Vartian believes the inquiry will be "very helpful" to the case of the Armenian plaintiffs. But he and other Armenian-American activists have so far refrained from specifying the minimum amount of financial compensation that will satisfy them.

"As to what the number could be in the future, it's really impossible to tell at this early date. But we expect it to be substantially higher than $10 million."

The ANI, meanwhile, says its extensive research on the subject has brought to light more facts that will make it harder for modern-day Turkey to deny the Armenian genocide. The institute says it has found that as early as 1922, New York Life's vice president wrote to then-U.S. Secretary of State Robert Lansing to inform him that its Armenian policyholders were "subjected to massacre and illegal killing and fatal exposure by or with the acquiescence of the Turkish authorities." He asked Lansing to help recover losses New York Life sustained in the Ottoman Empire.

The ANI also says New York Life's top executives at the time confirmed that Mehmet Talaat Pasha, one of the leaders of the Young Turks regime, demanded from the U.S. ambassador in Constantinople that the Ottoman government be recognized as the heir of the slaughtered Armenian policyholders.
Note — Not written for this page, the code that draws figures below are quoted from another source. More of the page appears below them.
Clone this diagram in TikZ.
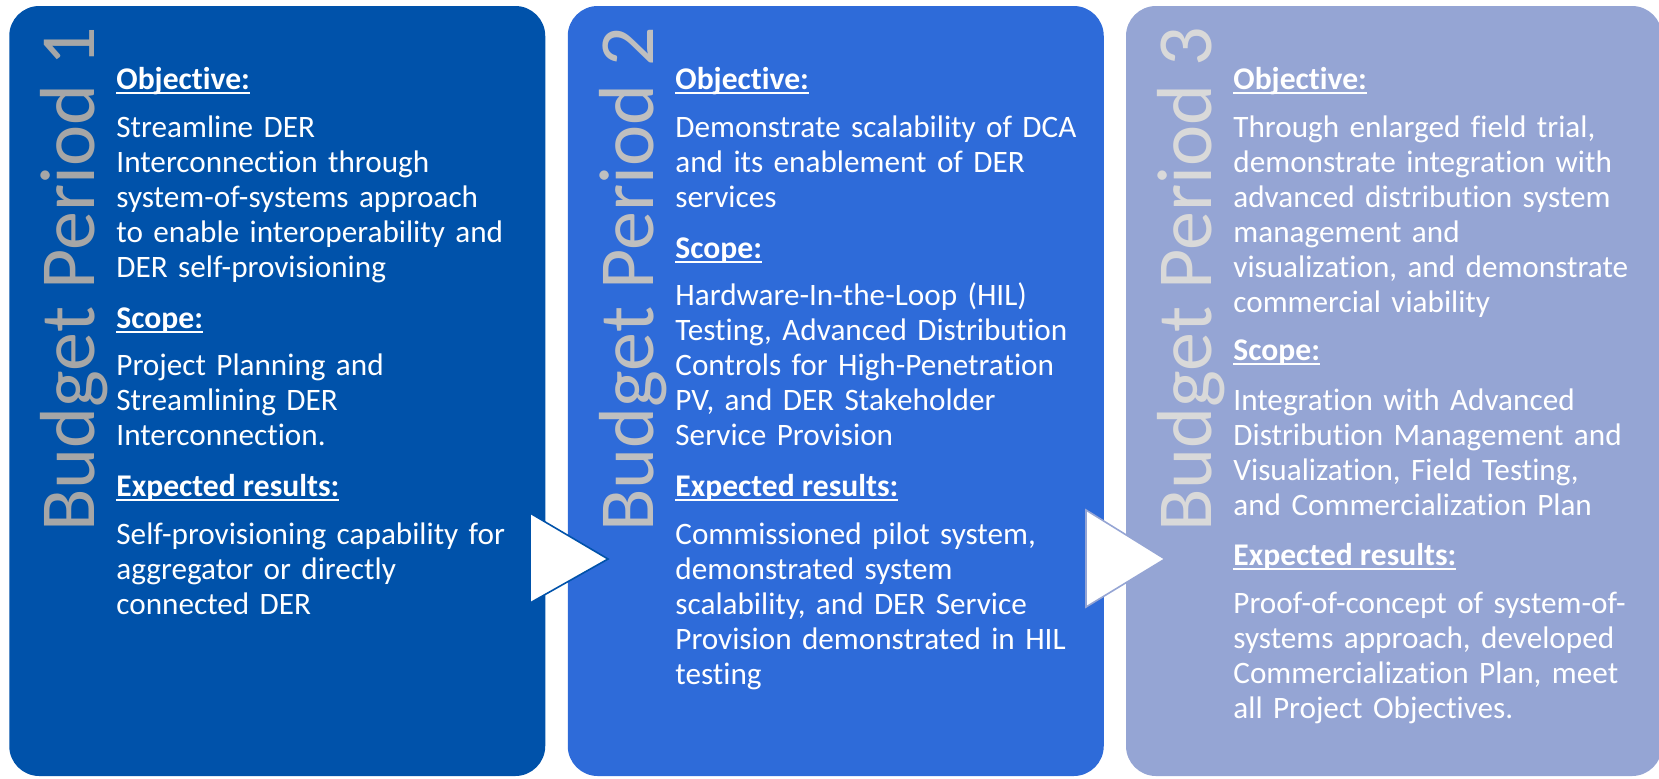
\documentclass[tikz,border=0pt]{standalone}
\usepackage{fontspec}
\setmainfont{Carlito}[Ligatures={NoCommon}]
\usepackage{xcolor}
\definecolor{period1}{RGB}{0,82,170}
\definecolor{period2}{RGB}{46,107,217}
\definecolor{period3}{RGB}{149,165,212}
\definecolor{title1}{RGB}{166,166,166}
\definecolor{title2}{RGB}{191,191,191}
\definecolor{title3}{RGB}{217,217,217}
\tikzstyle{phase}=[rectangle, rounded corners=15pt, minimum width=268pt, minimum height=385pt, inner sep=0pt]
\tikzset{bptitle/.style={rotate=90, anchor=base west, inner sep=0pt, font=\fontsize{39}{44}\selectfont}}
\tikzset{heading/.style={anchor=base west, inner sep=0pt, text=white, font=\fontsize{15.8}{17.5}\selectfont\bfseries}}
\tikzset{body/.style={anchor=base west, inner sep=0pt, text=white, text width=240pt, align=left, font=\fontsize{15.6}{17.5}\selectfont}}
\tikzstyle{chevron}=[fill=white, line width=0.8pt, line join=miter]
\newcommand{\hdg}[1]{\setbox0\hbox{#1}\rlap{\copy0}\rule[-2.5pt]{\wd0}{0.9pt}}

\begin{document}
\begin{tikzpicture}[x=0.5pt,y=-0.5pt]
  \useasboundingbox (0,0) rectangle (1659,778);
  %% Period boxes
  \draw (277.25,391) node[phase, fill=period1] (P1) {};
  \draw (835.75,391) node[phase, fill=period2] (P2) {};
  \draw (1394,391) node[phase, fill=period3] (P3) {};

  %% Arrows between periods
  \filldraw[chevron, draw=period1] (530,513) -- (608,559) -- (530,603) -- cycle;
  \filldraw[chevron, draw=period3] (1086,510) -- (1165,559) -- (1086,607) -- cycle;

  %% Side titles
  \draw (94,532) node[bptitle, text=title1] (T1) {Budget Period 1};
  \draw (653,532) node[bptitle, text=title2] (T2) {Budget Period 2};
  \draw (1211,532) node[bptitle, text=title3] (T3) {Budget Period 3};

  %% Budget Period 1
  \draw (116,89) node[heading] (O1) {\hdg{Objective:}};
  \draw (116,137) node[body] (OT1) {Streamline DER\\ Interconnection through\\ system-of-systems approach\\ to enable interoperability and\\ DER self-provisioning};
  \draw (116,328) node[heading] (S1) {\hdg{Scope:}};
  \draw (116,375) node[body] (ST1) {Project Planning and\\ Streamlining DER\\ Interconnection.};
  \draw (116,496) node[heading] (E1) {\hdg{Expected results:}};
  \draw (116,544) node[body] (ET1) {Self-provisioning capability for\\ aggregator or directly\\ connected DER};

  %% Budget Period 2
  \draw (675,89) node[heading] (O2) {\hdg{Objective:}};
  \draw (675,137) node[body] (OT2) {Demonstrate scalability of DCA\\ and its enablement of DER\\ services};
  \draw (675,258) node[heading] (S2) {\hdg{Scope:}};
  \draw (675,305) node[body] (ST2) {Hardware-In-the-Loop (HIL)\\ Testing, Advanced Distribution\\ Controls for High-Penetration\\ PV, and DER Stakeholder\\ Service Provision};
  \draw (675,496) node[heading] (E2) {\hdg{Expected results:}};
  \draw (675,544) node[body] (ET2) {Commissioned pilot system,\\ demonstrated system\\ scalability, and DER Service\\ Provision demonstrated in HIL\\ testing};

  %% Budget Period 3
  \draw (1233,89) node[heading] (O3) {\hdg{Objective:}};
  \draw (1233,137) node[body] (OT3) {Through enlarged field trial,\\ demonstrate integration with\\ advanced distribution system\\ management and\\ visualization, and demonstrate\\ commercial viability};
  \draw (1233,360) node[heading] (S3) {\hdg{Scope:}};
  \draw (1233,410) node[body] (ST3) {Integration with Advanced\\ Distribution Management and\\ Visualization, Field Testing,\\ and Commercialization Plan};
  \draw (1233,565) node[heading] (E3) {\hdg{Expected results:}};
  \draw (1233,613) node[body] (ET3) {Proof-of-concept of system-of-\\ systems approach, developed\\ Commercialization Plan, meet\\ all Project Objectives.};
\end{tikzpicture}
\end{document}
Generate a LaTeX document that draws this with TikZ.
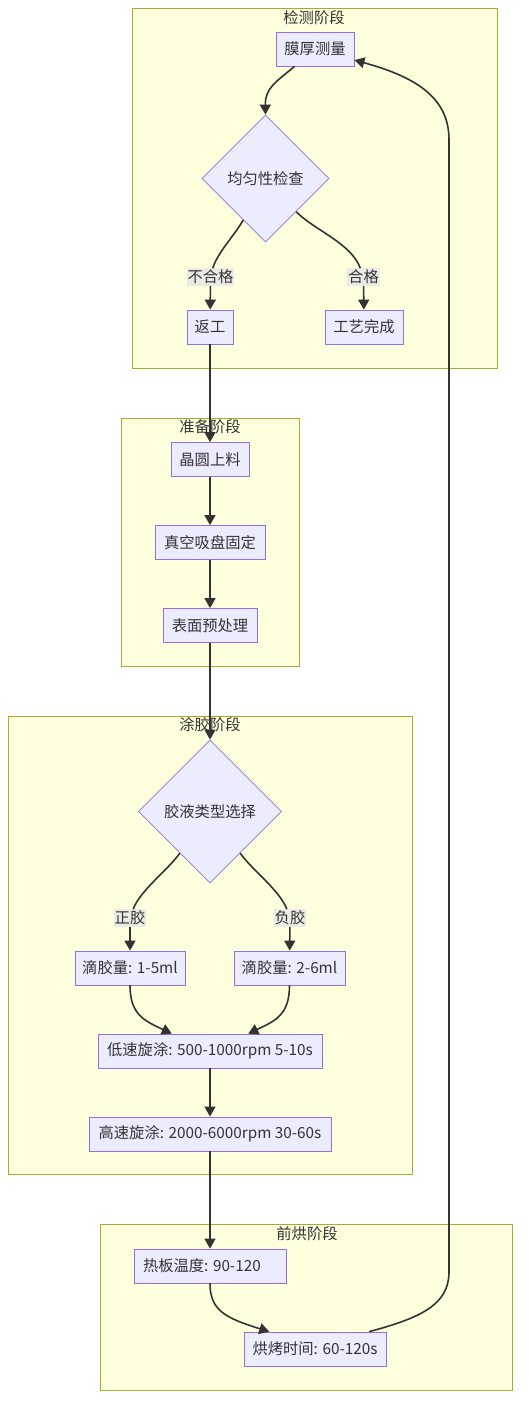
\documentclass[tikz,border=0pt]{standalone}
\usepackage{fontspec}
\setmainfont{Noto Sans CJK SC}
\usetikzlibrary{shapes.geometric,arrows.meta,calc}
\definecolor{clfill}{HTML}{FFFFDE}
\definecolor{cldraw}{HTML}{AAAA33}
\definecolor{ndfill}{HTML}{ECECFF}
\definecolor{nddraw}{HTML}{9370DB}
\definecolor{edgec}{HTML}{333333}
\definecolor{lblbg}{HTML}{E8E8E8}
\begin{document}
\begin{tikzpicture}[x=1pt,y=1pt,
  font=\fontsize{15.3}{18}\selectfont, text=edgec,
  cluster/.style={draw=cldraw, fill=clfill, line width=0.8pt},
  cltitle/.style={inner sep=0pt},
  box/.style={draw=nddraw, fill=ndfill, line width=0.8pt, minimum height=34pt, inner sep=0pt},
  dia/.style={diamond, aspect=1, draw=nddraw, fill=ndfill, line width=0.8pt, inner sep=0pt},
  elabel/.style={fill=lblbg, fill opacity=0.85, text opacity=1, inner xsep=1pt, inner ysep=1.5pt},
  flow/.style={draw=edgec, line width=1.6pt},
  arr/.style={flow, -{Triangle[length=10pt,width=11pt]}}]
\useasboundingbox (0,0) rectangle (528,-1418);
\fill[white] (0,0) rectangle (528,-1418);

% clusters
\path[cluster] (132,-8) rectangle (497,-368);
\path[cluster] (121,-418) rectangle (299,-666);
\path[cluster] (8,-716) rectangle (412,-1174);
\path[cluster] (100,-1224) rectangle (512,-1390);
\node[cltitle] (t1) at (314,-18) {检测阶段};
\node[cltitle] (t2) at (210,-427) {准备阶段};
\node[cltitle] (t3) at (210,-725) {涂胶阶段};
\node[cltitle] (t4) at (307,-1234) {前烘阶段};

% nodes
\node[box, minimum width=78pt] (mh) at (315,-49) {膜厚测量};
\node[dia, minimum width=127pt, minimum height=127pt] (jy) at (265.5,-178.5) {均匀性检查};
\node[box, minimum width=46pt] (fg) at (210,-327) {返工};
\node[box, minimum width=78pt] (wc) at (364,-327) {工艺完成};
\node[elabel] (l1) at (210.5,-277) {不合格};
\node[elabel] (l2) at (363.5,-277) {合格};

\node[box, minimum width=78pt] (sl) at (210,-459.5) {晶圆上料};
\node[box, minimum width=110pt] (zk) at (210,-542.5) {真空吸盘固定};
\node[box, minimum width=94pt] (bm) at (210,-625.5) {表面预处理};

\node[dia, minimum width=143pt, minimum height=143pt] (jl) at (210,-811.5) {胶液类型选择};
\node[elabel] (l3) at (130,-918) {正胶};
\node[elabel] (l4) at (290,-918) {负胶};
\node[box, minimum width=110pt] (dj1) at (130,-968) {滴胶量: 1-5ml};
\node[box, minimum width=111pt] (dj2) at (289.5,-968) {滴胶量: 2-6ml};
\node[box, minimum width=224pt] (ds) at (210,-1051) {低速旋涂: 500-1000rpm 5-10s};
\node[box, minimum width=242pt] (gs) at (210,-1134) {高速旋涂: 2000-6000rpm 30-60s};

\node[box, minimum width=152pt] (rb) at (210,-1266) {\makebox[134pt][l]{热板温度: 90-120}};
\node[box, minimum width=142pt] (bk) at (315,-1349) {烘烤时间: 60-120s};

% anchor coordinates
\coordinate (mhs) at ($(mh.south west)!0.24!(mh.south east)$);
\coordinate (s1) at ($(jy.west)!0.65!(jy.south)$);
\coordinate (s2) at ($(jy.east)!0.52!(jy.south)$);
\coordinate (s3) at ($(jl.west)!0.58!(jl.south)$);
\coordinate (s4) at ($(jl.east)!0.58!(jl.south)$);
\coordinate (dst1) at ($(ds.north west)!0.33!(ds.north east)$);
\coordinate (dst2) at ($(ds.north west)!0.67!(ds.north east)$);
\coordinate (bkt) at ($(bk.north west)!0.18!(bk.north east)$);
\coordinate (bks) at ($(bk.north west)!0.88!(bk.north east)$);
\coordinate (mhe) at ($(mh.north east)!0.82!(mh.south east)$);
\coordinate (rv1) at (449,-1272);
\coordinate (rv2) at (449,-140);

% edges
\draw[arr] (mhs) .. controls (276,-82) and (265,-88) .. (jy.north);
\draw[flow] (s1) to[out=-118,in=75,looseness=0.7] (l1);
\draw[arr] (l1) -- (fg);
\draw[flow] (s2) to[out=-45,in=110,looseness=0.8] (l2);
\draw[arr] (l2) -- (wc);
\draw[arr] (fg) -- (sl);
\draw[arr] (sl) -- (zk);
\draw[arr] (zk) -- (bm);
\draw[arr] (bm.south) -- (jl.north);
\draw[flow] (s3) to[out=-125,in=70,looseness=0.7] (l3);
\draw[arr] (l3) -- (dj1);
\draw[flow] (s4) to[out=-55,in=110,looseness=0.7] (l4);
\draw[arr] (l4) -- (dj2);
\draw[arr] (dj1.south) .. controls (130,-1015) and (145,-1021) .. (dst1);
\draw[arr] (dj2.south) .. controls (289.5,-1015) and (275,-1021) .. (dst2);
\draw[arr] (ds) -- (gs);
\draw[arr] (gs) -- (rb);
\draw[arr] (rb.south) .. controls (210,-1310) and (225,-1318) .. (bkt);
\draw[arr] (bks) .. controls (420,-1318) and (449,-1305) .. (rv1) -- (rv2) .. controls (449,-100) and (420,-78) .. (mhe);
\end{tikzpicture}
\end{document}
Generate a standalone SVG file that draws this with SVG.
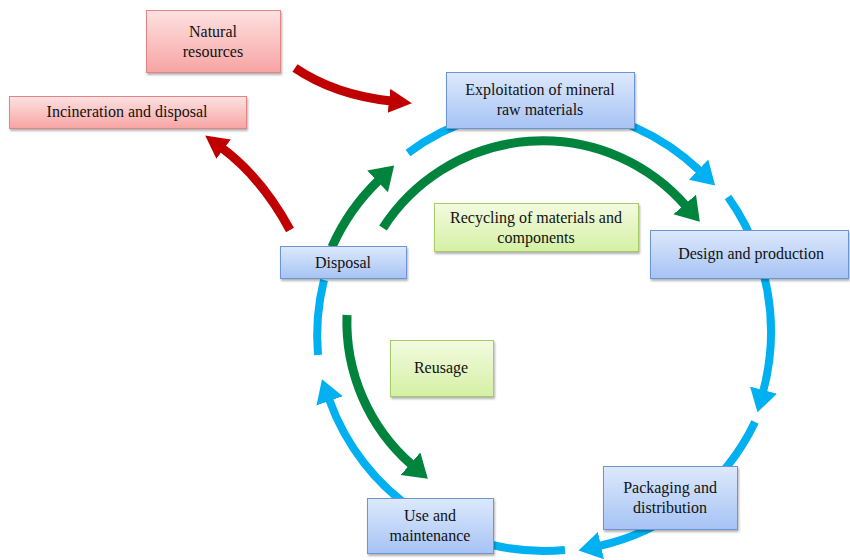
<svg xmlns="http://www.w3.org/2000/svg" width="850" height="560" viewBox="0 0 850 560">
<defs>
<linearGradient id="gBlue" x1="0" y1="0" x2="0" y2="1"><stop offset="0" stop-color="#dde9fc"/><stop offset="1" stop-color="#a6c3f4"/></linearGradient>
<linearGradient id="gRed" x1="0" y1="0" x2="0" y2="1"><stop offset="0" stop-color="#fde2e1"/><stop offset="1" stop-color="#f7a4a3"/></linearGradient>
<linearGradient id="gGreen" x1="0" y1="0" x2="0" y2="1"><stop offset="0" stop-color="#f3fbe0"/><stop offset="1" stop-color="#d4f0a4"/></linearGradient>
<filter id="sh" x="-10%" y="-10%" width="130%" height="140%"><feDropShadow dx="1" dy="2" stdDeviation="1.2" flood-color="#000" flood-opacity="0.3"/></filter>
<marker id="mBlue" markerUnits="userSpaceOnUse" markerWidth="26" markerHeight="30" refX="2" refY="14" orient="auto"><path d="M0,0 L23,14 L0,28 z" fill="#00b0f0"/></marker>
<marker id="mGreen" markerUnits="userSpaceOnUse" markerWidth="26" markerHeight="32" refX="2" refY="15" orient="auto"><path d="M0,0 L23,15 L0,30 z" fill="#00843d"/></marker>
<marker id="mRed" markerUnits="userSpaceOnUse" markerWidth="26" markerHeight="28" refX="2" refY="12" orient="auto"><path d="M0,0 L23,12 L0,24 z" fill="#c00000"/></marker>
</defs>
<style>
.blue{fill:none;stroke:#00b0f0;stroke-width:8}
.green{fill:none;stroke:#00843d;stroke-width:9}
.red{fill:none;stroke:#c00000;stroke-width:9}
.nb{fill:url(#gBlue);stroke:#6a96d4;stroke-width:1;filter:url(#sh)}
.nr{fill:url(#gRed);stroke:#e08585;stroke-width:1;filter:url(#sh)}
.ng{fill:url(#gGreen);stroke:#a6cc6a;stroke-width:1;filter:url(#sh)}
text{font-family:"Liberation Serif","Times New Roman",serif;font-size:16px;fill:#111;text-anchor:middle}
</style>
<g id="connectors">
<path class="blue" d="M408,153 A226,226 0 0 1 700,171" marker-end="url(#mBlue)"/>
<path class="blue" d="M728,197 A232,232 0 0 1 763,392" marker-end="url(#mBlue)"/>
<path class="blue" d="M755,422 A228,228 0 0 1 599,546" marker-end="url(#mBlue)"/>
<path class="blue" d="M565,550 A228,228 0 0 1 329,399" marker-end="url(#mBlue)"/>
<path class="blue" d="M318,355 A228,228 0 0 1 324,280"/>
<path class="green" d="M332,247 A210,210 0 0 1 379,180" marker-end="url(#mGreen)"/>
<path class="green" d="M383,228 A190,190 0 0 1 686,206" marker-end="url(#mGreen)"/>
<path class="green" d="M347,315 A190,190 0 0 0 412,465" marker-end="url(#mGreen)"/>
<path class="red" d="M295,68 Q335,95 391,101" marker-end="url(#mRed)"/>
<path class="red" d="M290,230 Q262,178 222,148" marker-end="url(#mRed)"/>
</g>
<g id="natural-resources"><rect class="nr" x="146.5" y="10.5" width="134" height="62"/><text x="213" y="37">Natural</text><text x="213" y="57">resources</text></g>
<g id="incineration"><rect class="nr" x="9.5" y="96.5" width="237" height="32"/><text x="127" y="117">Incineration and disposal</text></g>
<g id="exploitation"><rect class="nb" x="446.5" y="72.5" width="188" height="56"/><text x="540" y="95">Exploitation of mineral</text><text x="540" y="115">raw materials</text></g>
<g id="design"><rect class="nb" x="650.5" y="230.5" width="198" height="48"/><text x="751" y="259">Design and production</text></g>
<g id="packaging"><rect class="nb" x="603.5" y="466.5" width="134" height="63"/><text x="670" y="493">Packaging and</text><text x="670" y="513">distribution</text></g>
<g id="use"><rect class="nb" x="367.5" y="498.5" width="126" height="55"/><text x="430" y="521">Use and</text><text x="430" y="541">maintenance</text></g>
<g id="disposal"><rect class="nb" x="280.5" y="246.5" width="126" height="32"/><text x="343" y="268">Disposal</text></g>
<g id="recycling"><rect class="ng" x="434.5" y="203.5" width="204" height="48"/><text x="536" y="223">Recycling of materials and</text><text x="536" y="243">components</text></g>
<g id="reusage"><rect class="ng" x="390.5" y="340.5" width="103" height="56"/><text x="441" y="373">Reusage</text></g>
</svg>
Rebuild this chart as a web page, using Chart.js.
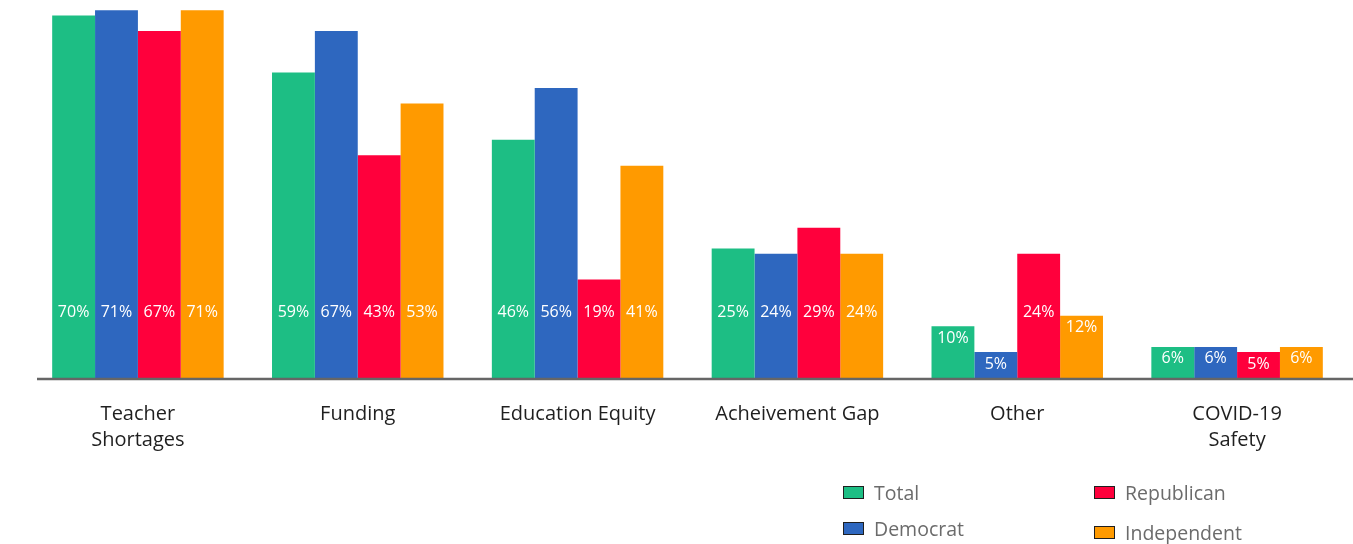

The envoy, Henry Morgenthau, later called Talaat's demand "the most astonishing request" he had ever heard.

According to Vartian, the New York Life documents add to the credibility of Morgenthau's bloody accounts of the crumbling empire. Successive Turkish governments have dismissed them as untrue and groundless.

Morgenthau's memoirs figure prominently in a collection of Western documents that purport to show that some 1.5 million people were massacred and starved to death by the Ottoman Empire in a systematic campaign to exterminate the Armenian population.

Turkey denies the massacres were genocide and puts the Armenian death toll at 300,000. Ankara maintains that Ottoman Armenians were killed by what they describe as domestic unrest during the final years of the Ottoman Empire.